Sven and Ollie had been buddies for many years and one day when they reported for work, they discovered to their distress that their factory was closing on that next Friday.
On Monday we find them both standing in line at the unemployment office, signing up for unemployment payments.
The unemployment clerk said to Sven, "What job did you have?"
Sven said, "I vas a panty sewer. I sewed the elastic on the panties."
"OK," says, the clerk. "I'll set you up for a payment of two hundred dollars per week."
Then she turns to Ollie and says, "And, what job did you have?"
Ollie says, "I vas a diesel fitter."
"Ok," says the clerk, "I'll set you up for a payment of four hundred dollars a week."
"Four Hundred Dollars," yells Sven. "How come he gets four hundred dollars and I only got two hundred dollars?"

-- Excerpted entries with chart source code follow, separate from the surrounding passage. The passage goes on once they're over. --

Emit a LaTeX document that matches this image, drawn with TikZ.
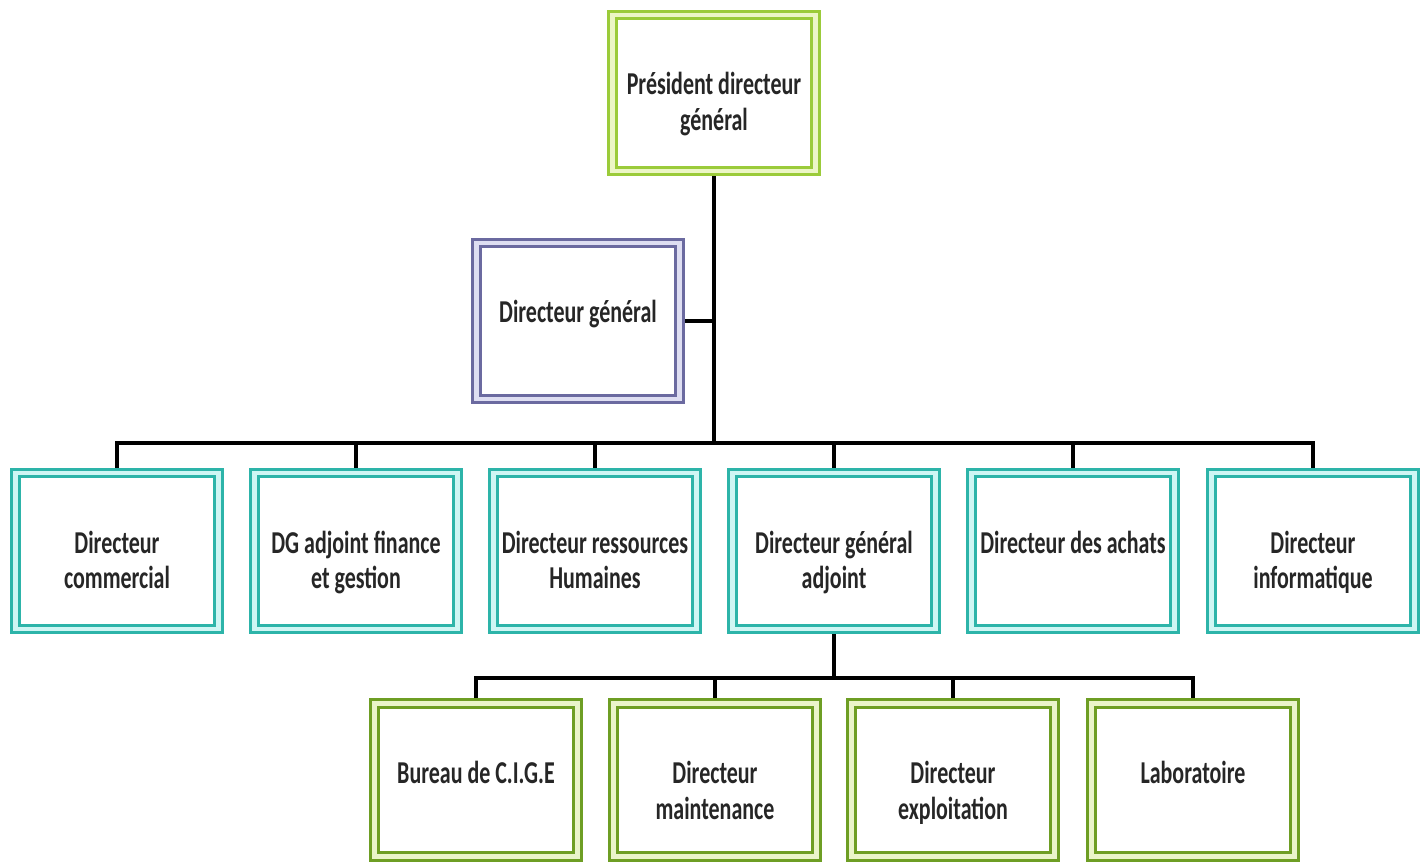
\documentclass[tikz,border=0pt]{standalone}
\usepackage{fontspec}
\setmainfont{Carlito}
\usepackage{graphicx}
\usetikzlibrary{backgrounds}

\definecolor{pdgline}{HTML}{9BCB3A}
\definecolor{pdgband}{HTML}{ECF6C6}
\definecolor{dgline}{HTML}{6B6AA0}
\definecolor{dgband}{HTML}{DEDEF2}
\definecolor{dirline}{HTML}{2DB4A9}
\definecolor{dirband}{HTML}{CFF6F4}
\definecolor{subline}{HTML}{6E9E24}
\definecolor{subband}{HTML}{EAF4CA}

% tall, centred label lines
\newcommand{\orgtext}[1]{\scalebox{1}[1.45]{\begin{tabular}[t]{@{}c@{}}#1\end{tabular}}}

\begin{document}
\begin{tikzpicture}[
  x=0.02cm, y=-0.02cm,
  every node/.style={font=\fontsize{12.5}{14}\selectfont\bfseries, text=black!85},
  orgbox/.style 2 args={draw=#1, line width=1.9pt, double=#2, double distance=2.4pt,
                        fill=white, inner sep=0pt, minimum width=4.06cm,
                        text height=1.6cm, text depth=1.52cm},
  link/.style={draw=black, line width=2.1pt, line cap=rect},
]
\useasboundingbox (0,0) rectangle (1426,864);

% ── Top ──
\node[orgbox={pdgline}{pdgband}] (pdg) at (714,93)
  {\orgtext{Président directeur\\général}};
\node[orgbox={dgline}{dgband}] (dg) at (578,321)
  {\orgtext{Directeur général}};

% ── Directors ──
\node[orgbox={dirline}{dirband}] (com)  at (117,551)  {\orgtext{Directeur\\commercial}};
\node[orgbox={dirline}{dirband}] (dgf)  at (356,551)  {\orgtext{DG adjoint finance\\et gestion}};
\node[orgbox={dirline}{dirband}] (drh)  at (595,551)  {\orgtext{Directeur ressources\\Humaines}};
\node[orgbox={dirline}{dirband}] (dga)  at (834,551)  {\orgtext{Directeur général\\adjoint}};
\node[orgbox={dirline}{dirband}] (ach)  at (1073,551) {\orgtext{Directeur des achats}};
\node[orgbox={dirline}{dirband}] (info) at (1313,551) {\orgtext{Directeur\\informatique}};

% ── Under the DGA ──
\node[orgbox={subline}{subband}, text depth=1.46cm] (cige)  at (476,780)  {\orgtext{Bureau de C.I.G.E}};
\node[orgbox={subline}{subband}, text depth=1.46cm] (maint) at (715,780)  {\orgtext{Directeur\\maintenance}};
\node[orgbox={subline}{subband}, text depth=1.46cm] (expl)  at (953,780)  {\orgtext{Directeur\\exploitation}};
\node[orgbox={subline}{subband}, text depth=1.46cm] (labo)  at (1193,780) {\orgtext{Laboratoire}};

% ── Links ──
\coordinate (bus) at (714,443);
\coordinate (subbus) at (834,678);
\begin{scope}[on background layer]
  \draw[link] (pdg.south) -- (pdg.south |- bus);
  \draw[link] (dg.east) -- (dg.east -| pdg.south);
  \draw[link] (com.north |- bus) -- (info.north |- bus);
  \foreach \n in {com,dgf,drh,dga,ach,info}
    \draw[link] (\n.north |- bus) -- (\n.north);
  \draw[link] (dga.south) -- (dga.south |- subbus);
  \draw[link] (cige.north |- subbus) -- (labo.north |- subbus);
  \foreach \n in {cige,maint,expl,labo}
    \draw[link] (\n.north |- subbus) -- (\n.north);
\end{scope}

\end{tikzpicture}
\end{document}
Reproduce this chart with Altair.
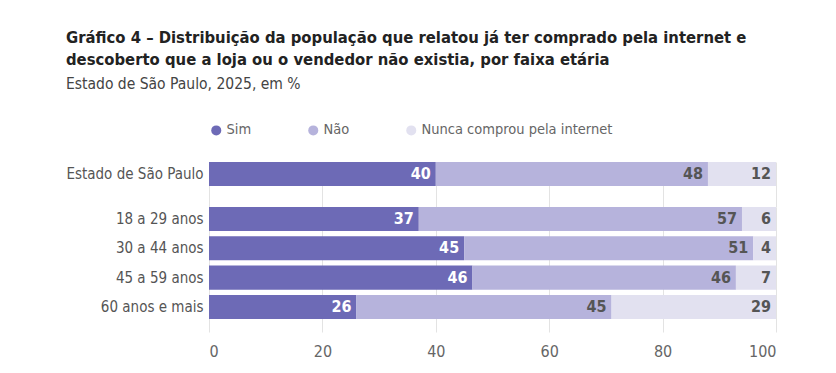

"Well," said the clerk, "he is a diesel fitter, that's a much more mechanical job, harder work handling piping and welding and all. So, he gets more money."
"Vhat do you mean," says Sven. " I sew the elastic on the panties, and pulls 'em over his head and says, 'Dese'll fit 'er'."
Thanks folks, you've been a great audience. I'll be here all week. Be sure to try the prime rib special.
Before I left the Pacific NW to seek my fortune and adventure in Uncle Sam's Yacht Club I worked a couple years with some old boys at a service station. I'd pick up from them in the afternoon after my A&P classes at the local Voc-Tech.
They were story and joke tellers like we just don't see anymore in this age of diminishing conversation and "always on" media.
One of them, Stan(the owner), was a Swedish Immigrant -- a WWII Swedish Air Force Vet. A real American success story and always hopeful for tomorrow and next year: even though he was losing the station at the time due to tailend of Carter's stagflation economy. He could laugh at any time on any day, no matter how bad things were.
There was the oldest of the bunch, John. He was a veteran of the Pacific war. He'd been an Army Reservist in the late 30's and was already a sergeant or staff sergeant when the balloon went up. So, he found himself deployed in the early dark days of WWII while most guys were still trying to sign up. He claimed to have been stationed on Bougainville longer than anyone other troop (13 months if I recollect). Said they called him the Mayor of Bougainville. If I recollect, he'd been a mechanic then too and wound up in charge the Motor Pool and maintanance.
John had lots of stories about crazy times on an island we never fully occupied. The Jap's keep bringing to them from outside the perimeter for the duration. He told of being pushed back to small perimeter along the water by the Japanese at one point.
Dark days. Dark like Helm's Deep dark.
Even when the perimeter expanded and was mostly secure they had to live with shelling and air raids. The US didn't have air superiority. Looking back he saw the humor in many of those situations. Lot's of shenanigans by enlisted guys with too much time on their hands -- some funny stuff. Some sobering stuff too.
Most of the jokes came from Adrian, a grizzled old retired Army Tank mechanic. Adrian was in his early 50's but between the weathered skin, whiskey eyes and missing teeth hillbilly grin he looked like he was 75. He always had a cigarette hanging on at the corner of his lip. Actually it was seemed to be suspended on his lower lip with no apparent means of support or capture by the upper lip. Ol' Adrian was at the same time the grumpy old man, the OC (original curmudgeon), and also the court jester. Like I said, most of the jokes came from Adrian. He had a whole pile of war stories too -- and the scars visible on his body to go with them: stories of frozen marches retreating down the Korean Peninsula, tanks stuck in cesspools in a remote Korean village, wild times in Japan on liberty, keeping the faith on multiple tours in 'Nam and so on.
Outside it all was Old Bill. He's another story. Just an old guy who hung around the station for fellowship -- didn't work there. He'd worked in mills and wasn't a Vet. He didn't have the same perspective and while welcomed in, I sensed he didn't have the connection the other old guys shared. There's a bond between Vets that crosses ages and even countries of service.
Anyhoo, these old boys were joke tellers. So was I. I'd been practicing and annoying family and neighbors since very young with my attempts at joke telling. Well, those ol' boys took me to a whole new level of play. /LOL
Every day there was a new (old) joke) and a different war story. In large part they were just passing the time. In some larger more important way, I realize now they were educating a young "soon to be vet" and passing the torch. I miss those guys.
But I digress... I'm WAAAYYY off track.
That's a long way around to get to the thought/joke that gave rise to this post. In the Seattle area there is a large base of folks who descended from Scandinavian immigrants. Along with that there's a regional flavor to their jokes. Let me put it this way -- "Sven and Ole" are big factors in most jokes. So is "Lena."
I miss that.
I didn't set out writing this to trigger all those memories in myself.
Boy, more than the jokes, I really miss those guys too.